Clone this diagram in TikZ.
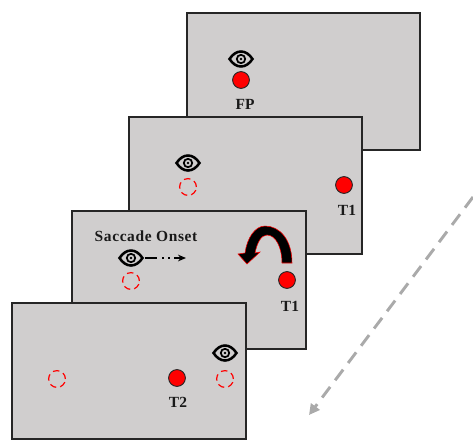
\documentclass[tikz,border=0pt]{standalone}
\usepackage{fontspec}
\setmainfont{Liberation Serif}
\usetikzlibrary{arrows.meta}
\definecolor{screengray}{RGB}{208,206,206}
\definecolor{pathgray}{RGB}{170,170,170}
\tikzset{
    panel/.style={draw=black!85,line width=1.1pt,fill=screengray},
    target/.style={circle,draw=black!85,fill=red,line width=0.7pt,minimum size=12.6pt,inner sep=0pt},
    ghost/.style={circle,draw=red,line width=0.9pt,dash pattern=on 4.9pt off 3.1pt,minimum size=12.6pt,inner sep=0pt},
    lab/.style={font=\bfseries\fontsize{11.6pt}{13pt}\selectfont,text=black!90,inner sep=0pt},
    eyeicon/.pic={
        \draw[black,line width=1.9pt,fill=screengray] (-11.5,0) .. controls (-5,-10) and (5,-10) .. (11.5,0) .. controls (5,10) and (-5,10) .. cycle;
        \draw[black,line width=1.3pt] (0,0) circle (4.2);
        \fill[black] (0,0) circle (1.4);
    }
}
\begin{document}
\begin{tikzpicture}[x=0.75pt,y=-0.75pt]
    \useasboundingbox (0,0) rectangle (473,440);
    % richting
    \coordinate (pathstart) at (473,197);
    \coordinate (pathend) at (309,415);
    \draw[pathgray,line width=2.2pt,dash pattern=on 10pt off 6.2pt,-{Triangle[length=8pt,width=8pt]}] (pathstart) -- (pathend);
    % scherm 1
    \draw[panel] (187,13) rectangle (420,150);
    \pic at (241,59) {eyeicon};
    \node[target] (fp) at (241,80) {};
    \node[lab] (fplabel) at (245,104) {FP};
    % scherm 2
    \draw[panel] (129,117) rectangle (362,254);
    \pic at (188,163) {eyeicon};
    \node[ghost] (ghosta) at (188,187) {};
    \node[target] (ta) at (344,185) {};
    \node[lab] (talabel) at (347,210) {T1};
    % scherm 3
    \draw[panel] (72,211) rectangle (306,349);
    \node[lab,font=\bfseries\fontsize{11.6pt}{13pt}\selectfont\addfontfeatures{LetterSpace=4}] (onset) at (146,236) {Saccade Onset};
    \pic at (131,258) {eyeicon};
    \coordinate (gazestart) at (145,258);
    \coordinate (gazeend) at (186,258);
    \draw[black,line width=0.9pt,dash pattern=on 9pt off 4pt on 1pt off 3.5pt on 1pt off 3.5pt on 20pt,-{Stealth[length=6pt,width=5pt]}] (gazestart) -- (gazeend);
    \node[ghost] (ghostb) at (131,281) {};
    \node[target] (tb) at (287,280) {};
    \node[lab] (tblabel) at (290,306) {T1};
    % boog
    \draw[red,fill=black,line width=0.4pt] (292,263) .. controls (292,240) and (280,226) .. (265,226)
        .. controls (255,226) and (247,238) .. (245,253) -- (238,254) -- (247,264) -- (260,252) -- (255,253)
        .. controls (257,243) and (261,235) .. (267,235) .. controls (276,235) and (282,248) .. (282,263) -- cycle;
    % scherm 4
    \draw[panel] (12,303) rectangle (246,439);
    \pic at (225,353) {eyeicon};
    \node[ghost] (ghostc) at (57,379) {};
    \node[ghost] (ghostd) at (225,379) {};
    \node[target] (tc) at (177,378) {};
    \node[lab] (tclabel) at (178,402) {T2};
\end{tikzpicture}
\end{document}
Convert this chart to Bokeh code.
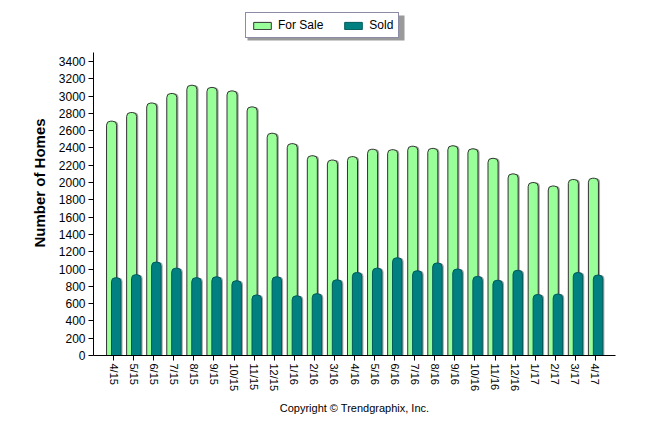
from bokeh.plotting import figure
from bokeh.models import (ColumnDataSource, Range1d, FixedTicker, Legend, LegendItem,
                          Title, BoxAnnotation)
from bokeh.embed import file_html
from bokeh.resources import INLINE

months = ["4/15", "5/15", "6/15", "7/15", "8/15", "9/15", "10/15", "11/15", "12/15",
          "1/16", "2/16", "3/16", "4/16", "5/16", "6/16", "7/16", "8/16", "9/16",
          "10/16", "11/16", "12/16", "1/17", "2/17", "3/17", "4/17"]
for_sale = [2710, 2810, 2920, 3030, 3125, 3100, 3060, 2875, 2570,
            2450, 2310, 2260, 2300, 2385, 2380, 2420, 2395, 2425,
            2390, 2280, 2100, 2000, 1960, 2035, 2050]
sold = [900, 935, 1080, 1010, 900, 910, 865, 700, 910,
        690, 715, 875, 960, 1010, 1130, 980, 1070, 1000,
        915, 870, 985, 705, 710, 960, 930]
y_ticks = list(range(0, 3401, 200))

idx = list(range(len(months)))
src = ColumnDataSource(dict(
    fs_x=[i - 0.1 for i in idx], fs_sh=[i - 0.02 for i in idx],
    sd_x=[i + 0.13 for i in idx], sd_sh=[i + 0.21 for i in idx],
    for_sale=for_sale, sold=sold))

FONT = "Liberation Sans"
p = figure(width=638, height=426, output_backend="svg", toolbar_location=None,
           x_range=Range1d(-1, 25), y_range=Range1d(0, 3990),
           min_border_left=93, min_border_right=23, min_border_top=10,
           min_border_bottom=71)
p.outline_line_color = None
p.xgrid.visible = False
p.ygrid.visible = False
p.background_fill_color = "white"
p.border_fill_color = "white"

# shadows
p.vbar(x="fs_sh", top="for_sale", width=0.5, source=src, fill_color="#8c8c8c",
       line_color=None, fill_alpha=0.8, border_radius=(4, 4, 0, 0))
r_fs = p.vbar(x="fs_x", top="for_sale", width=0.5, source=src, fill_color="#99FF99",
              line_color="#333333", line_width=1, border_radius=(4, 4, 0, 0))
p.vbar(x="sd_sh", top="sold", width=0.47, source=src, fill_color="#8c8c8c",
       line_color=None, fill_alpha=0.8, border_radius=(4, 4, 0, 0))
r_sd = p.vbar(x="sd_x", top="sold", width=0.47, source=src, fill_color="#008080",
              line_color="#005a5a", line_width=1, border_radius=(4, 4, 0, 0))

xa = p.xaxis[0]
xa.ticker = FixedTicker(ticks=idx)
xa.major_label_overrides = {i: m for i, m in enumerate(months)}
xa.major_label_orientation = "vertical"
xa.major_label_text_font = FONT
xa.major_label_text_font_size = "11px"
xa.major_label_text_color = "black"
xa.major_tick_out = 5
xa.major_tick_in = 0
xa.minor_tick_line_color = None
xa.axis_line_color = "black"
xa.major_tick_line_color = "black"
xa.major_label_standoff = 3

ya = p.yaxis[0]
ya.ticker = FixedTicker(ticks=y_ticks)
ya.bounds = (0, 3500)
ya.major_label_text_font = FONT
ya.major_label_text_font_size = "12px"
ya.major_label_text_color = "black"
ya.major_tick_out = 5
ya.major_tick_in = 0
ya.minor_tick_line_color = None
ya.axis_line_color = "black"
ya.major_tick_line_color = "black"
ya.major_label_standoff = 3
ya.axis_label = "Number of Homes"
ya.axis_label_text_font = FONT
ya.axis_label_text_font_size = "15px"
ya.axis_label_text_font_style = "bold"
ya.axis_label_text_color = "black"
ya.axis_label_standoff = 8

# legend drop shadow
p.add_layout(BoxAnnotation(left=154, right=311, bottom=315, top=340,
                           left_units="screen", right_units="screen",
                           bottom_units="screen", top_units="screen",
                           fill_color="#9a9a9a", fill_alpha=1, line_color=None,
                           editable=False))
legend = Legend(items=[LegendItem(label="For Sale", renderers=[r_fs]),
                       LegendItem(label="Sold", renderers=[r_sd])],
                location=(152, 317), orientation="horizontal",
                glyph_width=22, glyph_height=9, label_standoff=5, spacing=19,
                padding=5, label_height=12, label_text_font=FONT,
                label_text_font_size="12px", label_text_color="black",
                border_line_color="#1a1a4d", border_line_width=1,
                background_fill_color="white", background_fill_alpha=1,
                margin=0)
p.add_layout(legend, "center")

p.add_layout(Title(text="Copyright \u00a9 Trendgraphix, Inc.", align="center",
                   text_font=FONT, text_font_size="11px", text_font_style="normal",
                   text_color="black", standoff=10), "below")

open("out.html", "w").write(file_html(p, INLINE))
——
— Directive —
Look above for the line containing "Convert this chart to Bokeh code.", then write out every line from there down to the line containing "from bokeh.resources import INLINE", that line included, with no pictures.

— Written reply —
Convert this chart to Bokeh code.
from bokeh.plotting import figure
from bokeh.models import (ColumnDataSource, Range1d, FixedTicker, Legend, LegendItem,
                          Title, BoxAnnotation)
from bokeh.embed import file_html
from bokeh.resources import INLINE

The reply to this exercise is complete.